● WORK TO COMPLETE:
All of the data should be output character for character, except the pictures.
---------- GIVEN DATA
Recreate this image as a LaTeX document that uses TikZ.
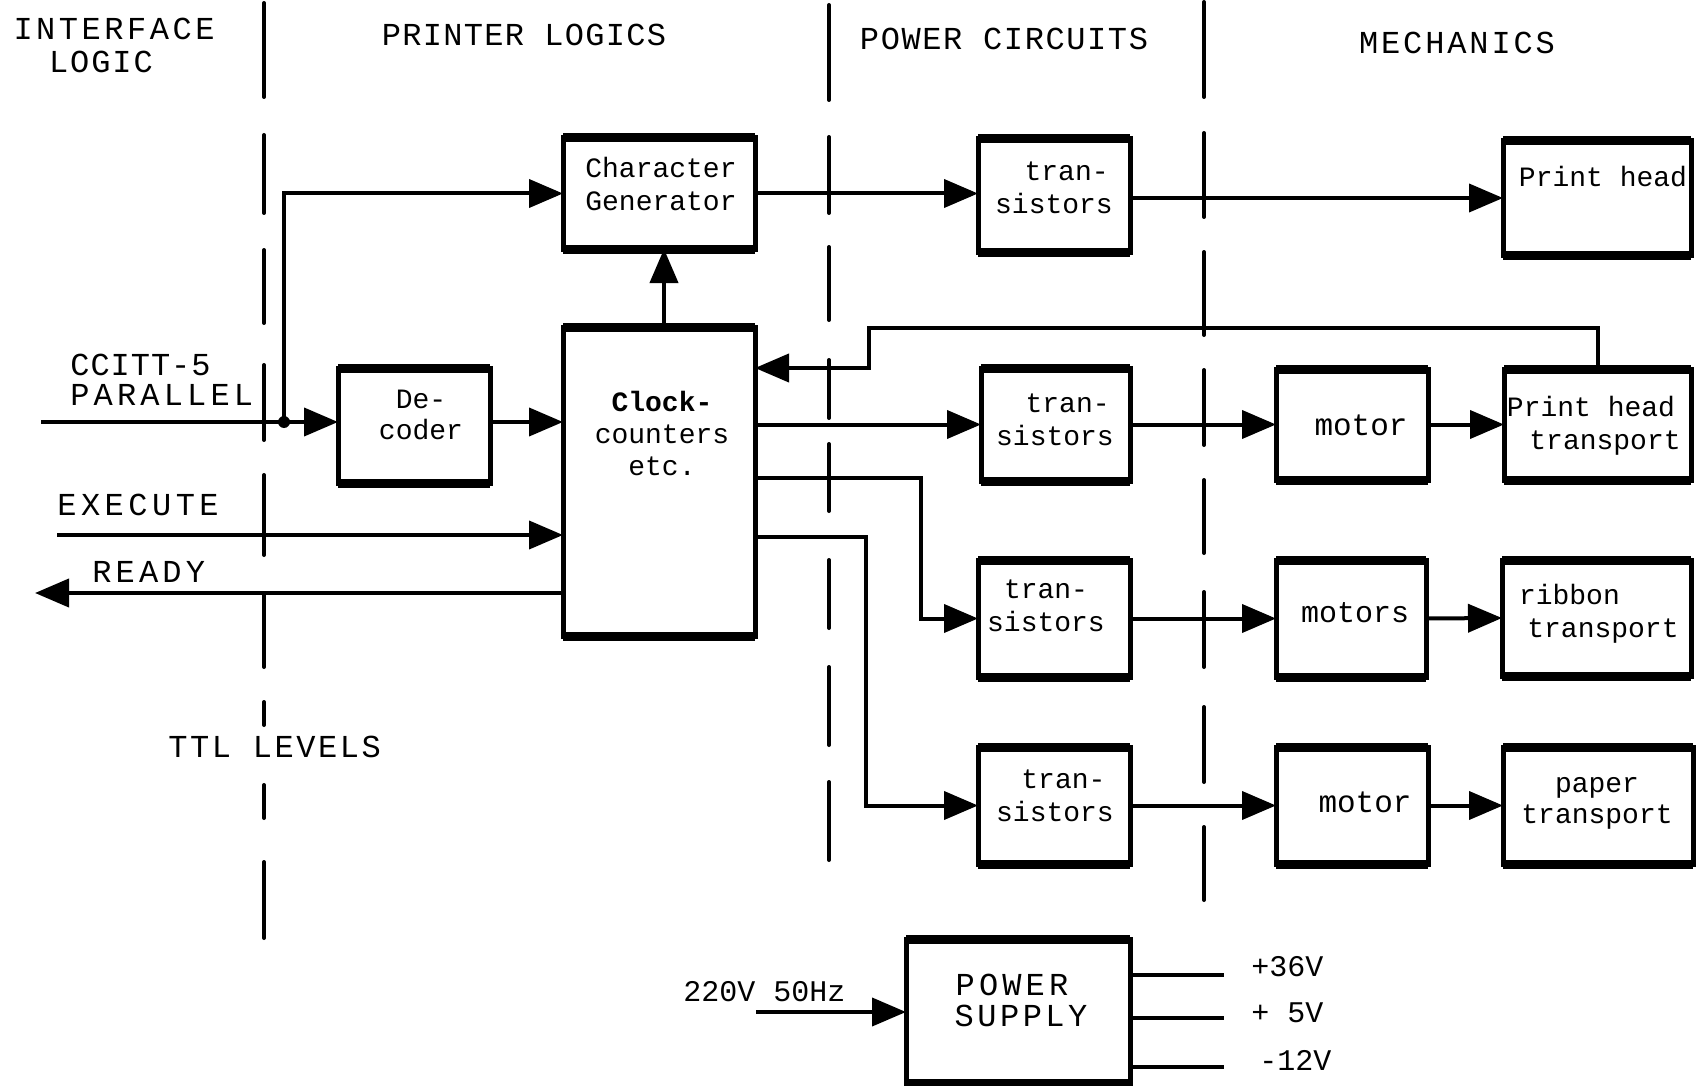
\documentclass[tikz,border=0pt]{standalone}
\usepackage{fontspec}
\setmainfont{Liberation Mono}
\usetikzlibrary{arrows.meta}
\newcommand\tsz[2]{\fontsize{#1}{#2}\selectfont}
\newcommand\capf[2]{\fontsize{#1}{16.5}\selectfont\addfontfeature{LetterSpace=#2}}
\begin{document}
\begin{tikzpicture}[x=0.5pt,y=-0.5pt,
  blk/.style={draw, rectangle, line width=2.5pt, outer sep=0pt, inner sep=0pt},
  conn/.style={line width=2pt},
  arr/.style={conn, -{Triangle[length=17pt,width=14pt]}},
  divline/.style={line width=2pt, line cap=round},
  hdr/.style={inner sep=0pt, align=center},
  side/.style={inner sep=0pt, anchor=west},
  intext/.style={inner sep=0pt, align=center, font=\tsz{14}{16.5}}]
\useasboundingbox (0,0) rectangle (1699,1086);
\fill[white] (0,0) rectangle (1699,1086);

% dashed dividers
\foreach \a/\b in {3/97,135/213,250/323,365/440,475/555,595/667,702/725,785/818,862/938}
  \draw[divline] (264,\a) -- (264,\b);
\foreach \a/\b in {5/100,137/213,247/320,360/418,444/511,560/628,667/745,782/860}
  \draw[divline] (829,\a) -- (829,\b);
\foreach \a/\b in {2/97,133/217,252/335,370/445,480/553,592/667,707/782,827/900}
  \draw[divline] (1204,\a) -- (1204,\b);

% headers
\node[hdr, font=\capf{16}{11}] (h1a) at (114,29) {INTERFACE};
\node[hdr, font=\capf{16}{6}] (h1b) at (101,62) {LOGIC};
\node[hdr, font=\capf{16}{4}] (h2) at (524,35) {PRINTER LOGICS};
\node[hdr, font=\capf{16}{5}] (h3) at (1004,39) {POWER CIRCUITS};
\node[hdr, font=\capf{16}{9}] (h4) at (1457,43) {MECHANICS};

% boxes
\node[blk, minimum width=96pt, minimum height=55.5pt] (cg) at (659,193.5) {};
\node[blk, minimum width=96pt, minimum height=154.5pt] (clk) at (659,481.5) {};
\node[blk, minimum width=76pt, minimum height=57.5pt] (dec) at (414,425.5) {};
\node[blk, minimum width=76pt, minimum height=56.5pt] (t1) at (1054,195.5) {};
\node[blk, minimum width=74.5pt, minimum height=56.5pt] (t2) at (1055.5,424.5) {};
\node[blk, minimum width=76pt, minimum height=58.5pt] (t3) at (1054,618.5) {};
\node[blk, minimum width=76pt, minimum height=58.5pt] (t4) at (1054,805.5) {};
\node[blk, minimum width=94pt, minimum height=57pt] (ph) at (1597,198) {};
\node[blk, minimum width=76pt, minimum height=55.5pt] (m1) at (1352,424.5) {};
\node[blk, minimum width=93.5pt, minimum height=55.5pt] (pht) at (1597.5,424.5) {};
\node[blk, minimum width=75pt, minimum height=58.5pt] (m2) at (1351,618.5) {};
\node[blk, minimum width=94.5pt, minimum height=58pt] (rt) at (1596.5,618) {};
\node[blk, minimum width=76pt, minimum height=58.5pt] (m3) at (1352,805.5) {};
\node[blk, minimum width=95pt, minimum height=58.5pt] (paper) at (1598,805.5) {};
\node[blk, minimum width=112pt, minimum height=72pt] (ps) at (1018,1011) {};
\foreach \n in {cg,clk,dec,t1,t2,t3,t4,ph,m1,pht,m2,rt,m3,paper,ps}{
  \draw[line width=4.5pt] (\n.north west) -- (\n.north east);
  \draw[line width=4.5pt] (\n.south west) -- (\n.south east);
}

% box texts
\node[intext] (cgt) at (661,184) {Character\\Generator};
\node[intext, font=\tsz{14}{16}] (clkt) at (662,433) {{\bfseries Clock-}\\counters\\etc.};
\node[intext, font=\tsz{14}{15.5}] (dect) at (421,415) {De-\\coder};
\node[intext] (t1t) at (1054,188) {\hspace*{0.9em}tran-\\sistors};
\node[intext] (t2t) at (1055,420) {\hspace*{0.9em}tran-\\sistors};
\node[intext] (t3t) at (1046,606) {tran-\\sistors};
\node[intext] (t4t) at (1055,796) {\hspace*{0.6em}tran-\\sistors};
\node[intext] (pht0) at (1603,177) {Print head};
\node[intext, font=\tsz{15.5}{16.5}] (m1t) at (1361,425) {motor};
\node[intext] (phtt) at (1591,426) {Print head\\\hspace*{1.0em}transport};
\node[intext, font=\tsz{15}{16.5}] (m2t) at (1355,613) {motors};
\node[intext] (rtt) at (1603,614) {ribbon\hspace*{2.4em}\\transport};
\node[intext, font=\tsz{15.5}{16.5}] (m3t) at (1365,802) {motor};
\node[intext, font=\tsz{14}{15.5}] (papt) at (1597,803) {paper\\transport};
\node[hdr, font=\capf{16}{13}] (pst1) at (1012,985) {POWER};
\node[hdr, font=\capf{16}{11}] (pst2) at (1021,1016) {SUPPLY};

% side labels
\node[side, font=\capf{16}{3}] (l1) at (70,365) {CCITT-5};
\node[side, font=\capf{16}{13}] (l2) at (70,395) {PARALLEL};
\node[side, font=\capf{16}{14}] (l3) at (57,505) {EXECUTE};
\node[side, font=\capf{16}{13}] (l4) at (92,572) {READY};
\node[side, font=\capf{16}{8}] (l5) at (168,747) {TTL LEVELS};
\node[side, font=\tsz{15}{18}] (l6) at (683,992) {220V 50Hz};
\node[side, font=\tsz{15}{18}] (l7) at (1251,967) {+36V};
\node[side, font=\tsz{15}{18}] (l8) at (1251,1013) {+ 5V};
\node[side, font=\tsz{15}{18}] (l9) at (1259,1060) {-12V};

% free ends
\coordinate (ccittin) at (41,422);
\coordinate (jn) at (284,422);
\coordinate (execin) at (57,535);
\coordinate (readyout) at (35,593);
\coordinate (fb1) at (869,328);
\coordinate (fb2) at (869,368);
\coordinate (c3a) at (921,478);
\coordinate (c4a) at (866,537);
\coordinate (acin) at (756,1012);
\coordinate (o36) at (1224,975);
\coordinate (o5) at (1224,1018);
\coordinate (o12) at (1224,1067);

% connectors
\draw[arr] (ccittin) -- (ccittin -| dec.west);
\fill (jn) circle (3pt);
\draw[arr] (jn) |- (cg.west);
\draw[arr] (dec.east |- ccittin) -- (ccittin -| clk.west);
\draw[arr] (execin) -- (execin -| clk.west);
\draw[arr] (readyout -| clk.west) -- (readyout);
\draw[arr] (clk.north -| 664,0) -- (cg.south -| 664,0);
\draw[arr] (cg.east) -- (cg.east -| t1.west);
\draw[arr] (t1.east |- ph.west) -- (ph.west);
\draw[arr] (pht.north) -- (pht.north |- fb1) -- (fb1) -- (fb2) -- (fb2 -| clk.east);
\draw[arr] (clk.east |- t2.west) -- (t2.west);
\draw[arr] (clk.east |- c3a) -- (c3a) |- (t3.west);
\draw[arr] (clk.east |- c4a) -- (c4a) |- (t4.west);
\draw[arr] (t2.east) -- (m1.west);
\draw[arr] (m1.east) -- (pht.west);
\draw[arr] (t3.east) -- (m2.west);
\draw[arr] (m2.east) -- (rt.west);
\draw[arr] (t4.east) -- (m3.west);
\draw[arr] (m3.east) -- (paper.west);
\draw[arr] (acin) -- (acin -| ps.west);
\draw[conn] (ps.east |- o36) -- (o36);
\draw[conn] (ps.east |- o5) -- (o5);
\draw[conn] (ps.east |- o12) -- (o12);
\end{tikzpicture}
\end{document}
--------------------
● IN RESPONSE:
Recreate this image as a LaTeX document that uses TikZ.
\documentclass[tikz,border=0pt]{standalone}
\usepackage{fontspec}
\setmainfont{Liberation Mono}
\usetikzlibrary{arrows.meta}
\newcommand\tsz[2]{\fontsize{#1}{#2}\selectfont}
\newcommand\capf[2]{\fontsize{#1}{16.5}\selectfont\addfontfeature{LetterSpace=#2}}
\begin{document}
\begin{tikzpicture}[x=0.5pt,y=-0.5pt,
  blk/.style={draw, rectangle, line width=2.5pt, outer sep=0pt, inner sep=0pt},
  conn/.style={line width=2pt},
  arr/.style={conn, -{Triangle[length=17pt,width=14pt]}},
  divline/.style={line width=2pt, line cap=round},
  hdr/.style={inner sep=0pt, align=center},
  side/.style={inner sep=0pt, anchor=west},
  intext/.style={inner sep=0pt, align=center, font=\tsz{14}{16.5}}]
\useasboundingbox (0,0) rectangle (1699,1086);
\fill[white] (0,0) rectangle (1699,1086);

% dashed dividers
\foreach \a/\b in {3/97,135/213,250/323,365/440,475/555,595/667,702/725,785/818,862/938}
  \draw[divline] (264,\a) -- (264,\b);
\foreach \a/\b in {5/100,137/213,247/320,360/418,444/511,560/628,667/745,782/860}
  \draw[divline] (829,\a) -- (829,\b);
\foreach \a/\b in {2/97,133/217,252/335,370/445,480/553,592/667,707/782,827/900}
  \draw[divline] (1204,\a) -- (1204,\b);

% headers
\node[hdr, font=\capf{16}{11}] (h1a) at (114,29) {INTERFACE};
\node[hdr, font=\capf{16}{6}] (h1b) at (101,62) {LOGIC};
\node[hdr, font=\capf{16}{4}] (h2) at (524,35) {PRINTER LOGICS};
\node[hdr, font=\capf{16}{5}] (h3) at (1004,39) {POWER CIRCUITS};
\node[hdr, font=\capf{16}{9}] (h4) at (1457,43) {MECHANICS};

% boxes
\node[blk, minimum width=96pt, minimum height=55.5pt] (cg) at (659,193.5) {};
\node[blk, minimum width=96pt, minimum height=154.5pt] (clk) at (659,481.5) {};
\node[blk, minimum width=76pt, minimum height=57.5pt] (dec) at (414,425.5) {};
\node[blk, minimum width=76pt, minimum height=56.5pt] (t1) at (1054,195.5) {};
\node[blk, minimum width=74.5pt, minimum height=56.5pt] (t2) at (1055.5,424.5) {};
\node[blk, minimum width=76pt, minimum height=58.5pt] (t3) at (1054,618.5) {};
\node[blk, minimum width=76pt, minimum height=58.5pt] (t4) at (1054,805.5) {};
\node[blk, minimum width=94pt, minimum height=57pt] (ph) at (1597,198) {};
\node[blk, minimum width=76pt, minimum height=55.5pt] (m1) at (1352,424.5) {};
\node[blk, minimum width=93.5pt, minimum height=55.5pt] (pht) at (1597.5,424.5) {};
\node[blk, minimum width=75pt, minimum height=58.5pt] (m2) at (1351,618.5) {};
\node[blk, minimum width=94.5pt, minimum height=58pt] (rt) at (1596.5,618) {};
\node[blk, minimum width=76pt, minimum height=58.5pt] (m3) at (1352,805.5) {};
\node[blk, minimum width=95pt, minimum height=58.5pt] (paper) at (1598,805.5) {};
\node[blk, minimum width=112pt, minimum height=72pt] (ps) at (1018,1011) {};
\foreach \n in {cg,clk,dec,t1,t2,t3,t4,ph,m1,pht,m2,rt,m3,paper,ps}{
  \draw[line width=4.5pt] (\n.north west) -- (\n.north east);
  \draw[line width=4.5pt] (\n.south west) -- (\n.south east);
}

% box texts
\node[intext] (cgt) at (661,184) {Character\\Generator};
\node[intext, font=\tsz{14}{16}] (clkt) at (662,433) {{\bfseries Clock-}\\counters\\etc.};
\node[intext, font=\tsz{14}{15.5}] (dect) at (421,415) {De-\\coder};
\node[intext] (t1t) at (1054,188) {\hspace*{0.9em}tran-\\sistors};
\node[intext] (t2t) at (1055,420) {\hspace*{0.9em}tran-\\sistors};
\node[intext] (t3t) at (1046,606) {tran-\\sistors};
\node[intext] (t4t) at (1055,796) {\hspace*{0.6em}tran-\\sistors};
\node[intext] (pht0) at (1603,177) {Print head};
\node[intext, font=\tsz{15.5}{16.5}] (m1t) at (1361,425) {motor};
\node[intext] (phtt) at (1591,426) {Print head\\\hspace*{1.0em}transport};
\node[intext, font=\tsz{15}{16.5}] (m2t) at (1355,613) {motors};
\node[intext] (rtt) at (1603,614) {ribbon\hspace*{2.4em}\\transport};
\node[intext, font=\tsz{15.5}{16.5}] (m3t) at (1365,802) {motor};
\node[intext, font=\tsz{14}{15.5}] (papt) at (1597,803) {paper\\transport};
\node[hdr, font=\capf{16}{13}] (pst1) at (1012,985) {POWER};
\node[hdr, font=\capf{16}{11}] (pst2) at (1021,1016) {SUPPLY};

% side labels
\node[side, font=\capf{16}{3}] (l1) at (70,365) {CCITT-5};
\node[side, font=\capf{16}{13}] (l2) at (70,395) {PARALLEL};
\node[side, font=\capf{16}{14}] (l3) at (57,505) {EXECUTE};
\node[side, font=\capf{16}{13}] (l4) at (92,572) {READY};
\node[side, font=\capf{16}{8}] (l5) at (168,747) {TTL LEVELS};
\node[side, font=\tsz{15}{18}] (l6) at (683,992) {220V 50Hz};
\node[side, font=\tsz{15}{18}] (l7) at (1251,967) {+36V};
\node[side, font=\tsz{15}{18}] (l8) at (1251,1013) {+ 5V};
\node[side, font=\tsz{15}{18}] (l9) at (1259,1060) {-12V};

% free ends
\coordinate (ccittin) at (41,422);
\coordinate (jn) at (284,422);
\coordinate (execin) at (57,535);
\coordinate (readyout) at (35,593);
\coordinate (fb1) at (869,328);
\coordinate (fb2) at (869,368);
\coordinate (c3a) at (921,478);
\coordinate (c4a) at (866,537);
\coordinate (acin) at (756,1012);
\coordinate (o36) at (1224,975);
\coordinate (o5) at (1224,1018);
\coordinate (o12) at (1224,1067);

% connectors
\draw[arr] (ccittin) -- (ccittin -| dec.west);
\fill (jn) circle (3pt);
\draw[arr] (jn) |- (cg.west);
\draw[arr] (dec.east |- ccittin) -- (ccittin -| clk.west);
\draw[arr] (execin) -- (execin -| clk.west);
\draw[arr] (readyout -| clk.west) -- (readyout);
\draw[arr] (clk.north -| 664,0) -- (cg.south -| 664,0);
\draw[arr] (cg.east) -- (cg.east -| t1.west);
\draw[arr] (t1.east |- ph.west) -- (ph.west);
\draw[arr] (pht.north) -- (pht.north |- fb1) -- (fb1) -- (fb2) -- (fb2 -| clk.east);
\draw[arr] (clk.east |- t2.west) -- (t2.west);
\draw[arr] (clk.east |- c3a) -- (c3a) |- (t3.west);
\draw[arr] (clk.east |- c4a) -- (c4a) |- (t4.west);
\draw[arr] (t2.east) -- (m1.west);
\draw[arr] (m1.east) -- (pht.west);
\draw[arr] (t3.east) -- (m2.west);
\draw[arr] (m2.east) -- (rt.west);
\draw[arr] (t4.east) -- (m3.west);
\draw[arr] (m3.east) -- (paper.west);
\draw[arr] (acin) -- (acin -| ps.west);
\draw[conn] (ps.east |- o36) -- (o36);
\draw[conn] (ps.east |- o5) -- (o5);
\draw[conn] (ps.east |- o12) -- (o12);
\end{tikzpicture}
\end{document}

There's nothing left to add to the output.